All the feels of dating and breaking up with your best friend

So, I pretty much broke the golden rule of having a best friend of the opposite sex; do not, under any circumstances, develop feelings for them and try to start something romantic. Because, as much as I believed we would be different, and that we were supposed to be more than friends…it just wasn’t meant to be. Now, as the dust is settling on what I see now was our inevitable breakup, we are both left reeling over the end of two different relationships — the romantic one and the friendship that used to be so strong.

I first met my best friend last year, when he walked into our Creative Writing class late, wearing a waistcoat and a bowler hat, as though he’d just stepped out of the 1920s. He sat down next to me and smiled like he’d just arrived precisely when he meant to — kinda like Gandalf. Gradually, this mysterious boy who I hadn’t met before (despite my having been at our small university for a year at this point, and despite this boy knowing all of my other classmates) became my best friend.

We bonded over our mutual love of writing, our equally-dark humor, and the way we both had a long list of ex-partners with funny anecdotes. Eventually, after he got me a job at the bar where he worked, we began spending more and more time together. We would go for coffee outside of class and work, we would call each other to talk about our days. We’d even offer each other advice about dating. We both spent about four months rolling our eyes at the other’s romantic decisions, but it was so nice having a close friend of the opposite sex.

There was no pressure with him. I could just call him up to help me with my weekly shop, and he’d walk around pushing the trolley with me. I could try on clothes in front of him and ask what he thought, without feeling even slightly self-conscious. I could complain to him about the current guy I was seeing, and he’d offer me advice, sometimes even telling me what to say to or text him. Eventually, it was as though he was my (to use New Girl terms) “comforter” — he had all the roles of a boyfriend, just without the rewards.

We talked about it a little, both realizing we were spending so much time together, doing all of the things that people in a relationship do…that it was as though we had fallen into coupledom without even realiszing. And, for me at least, it was never a choice. There was never a moment where I had to decide if I wanted to risk our friendship or not, because I already had. And so that was it. We admitted the thing we had been hiding for months now — that we liked each other in a “more than friends” kind of way, and it was becoming more.

At first, we took things really slowly. We didn’t tell any of our friends (well, except our other BEST friends), we uploaded nothing suspicious on social media, and we just enjoyed things as they came.
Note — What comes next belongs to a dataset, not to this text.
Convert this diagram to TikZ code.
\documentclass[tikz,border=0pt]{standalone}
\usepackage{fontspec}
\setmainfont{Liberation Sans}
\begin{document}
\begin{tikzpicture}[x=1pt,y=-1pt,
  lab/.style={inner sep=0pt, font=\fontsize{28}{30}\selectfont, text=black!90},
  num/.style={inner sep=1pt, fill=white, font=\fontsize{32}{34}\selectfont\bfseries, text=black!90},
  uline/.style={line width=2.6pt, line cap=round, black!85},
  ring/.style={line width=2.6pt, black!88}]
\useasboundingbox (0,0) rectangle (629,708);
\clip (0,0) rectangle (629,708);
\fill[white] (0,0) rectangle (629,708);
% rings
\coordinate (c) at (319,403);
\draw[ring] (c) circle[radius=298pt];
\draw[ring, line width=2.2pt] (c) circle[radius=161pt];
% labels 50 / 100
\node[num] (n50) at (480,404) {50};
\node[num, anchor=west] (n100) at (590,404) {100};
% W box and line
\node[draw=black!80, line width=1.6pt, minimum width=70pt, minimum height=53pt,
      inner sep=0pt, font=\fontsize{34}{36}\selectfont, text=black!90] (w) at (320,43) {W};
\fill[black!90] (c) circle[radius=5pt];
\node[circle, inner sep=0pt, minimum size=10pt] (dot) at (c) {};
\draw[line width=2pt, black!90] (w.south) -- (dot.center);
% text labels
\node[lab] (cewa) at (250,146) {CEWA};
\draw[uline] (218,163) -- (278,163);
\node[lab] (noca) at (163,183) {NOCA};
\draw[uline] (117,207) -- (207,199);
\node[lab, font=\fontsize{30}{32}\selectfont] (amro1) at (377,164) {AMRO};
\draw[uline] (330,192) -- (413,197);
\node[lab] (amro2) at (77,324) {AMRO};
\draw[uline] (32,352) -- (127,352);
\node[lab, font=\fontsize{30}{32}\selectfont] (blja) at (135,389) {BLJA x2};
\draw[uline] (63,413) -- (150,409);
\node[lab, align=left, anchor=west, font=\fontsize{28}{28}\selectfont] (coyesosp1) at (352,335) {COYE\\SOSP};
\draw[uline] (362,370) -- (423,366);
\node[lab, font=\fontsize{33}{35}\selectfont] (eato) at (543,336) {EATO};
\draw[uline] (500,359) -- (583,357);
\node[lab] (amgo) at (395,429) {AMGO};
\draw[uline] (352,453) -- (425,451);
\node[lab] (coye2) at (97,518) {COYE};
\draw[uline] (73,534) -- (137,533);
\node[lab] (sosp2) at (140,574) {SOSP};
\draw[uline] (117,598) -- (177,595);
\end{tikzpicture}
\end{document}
Everything felt very natural; it was never awkward transitioning from friends to being more than friends, and I thought that meant something. But inevitably, we couldn’t keep in our little bubble for much longer, and we eventually made our relationship known. We weren’t so careful about PDA anymore, we started uploading pictures of us together, and we met each other’s oldest friends and families. It became real.

For a few months, we basked in the realness of it all. We had this amazing relationship, the likes of which neither of us had ever had before. I was comfortable, completely myself, and I think I can easily say we were falling in love. But at some point, probably around the time that reality caught up with us, we both started missing our best friends. We would have stupid fights, and we both saw horrible sides of the other that we didn’t know about. We spent less time doing exciting new things and more time staying in and watching Netflix just because that was easier. And along the road, we lost sight of all the things we first liked about each other when we were just friends.

It was really hard. There was a few weeks of back and forth when we would decide it was over just to go back to each other. But eventually we called it, and I think it was for the best. As much as I would have loved us to have been right for each other, we never were. We were trying to be versions of ourselves that the other wanted us to be. We were trying purposefully not to be like the exes from before that we’d heard so much about. As a couple, we weren’t quite right no matter how much we wanted to be.

I have never been good at breakups, and it was even harder when the person I was breaking up with was my closest friend. So, this time I’ve chosen a different coping mechanism for dealing with the end of the relationship: Instead of wallowing and stalking his profile, waiting for a sign that he is moving on just to torture myself further, I started being proactive. I already had a trip to Canada planned to visit my other best friend, Jade, which was something to really look forward to. I immersed myself in my writing. I started taking running seriously again, and both my body and my mind benefitted! And most excitingly, I began planning my summer, and booked flights to Madrid, Spain to become an Au Pair for two months — something completely out of character for me, but super exciting!

I’m not saying that I am trying to be the person I was when we weren’t a couple because I want him back, because I don’t necessarily think I want that. But I am trying to focus my energy on being the independent, adventurous go-getter that first initiated our friendship — the kind of girl who has no qualms about  traveling to Canada all by herself and then booking a flight and taking off to another country for two months after that! Ultimately, if we were friends once, we can hopefully be friends again if we give it enough time and grace. I’m giving myself time to heal and to rediscover who I am on my own, and that’s a great thing.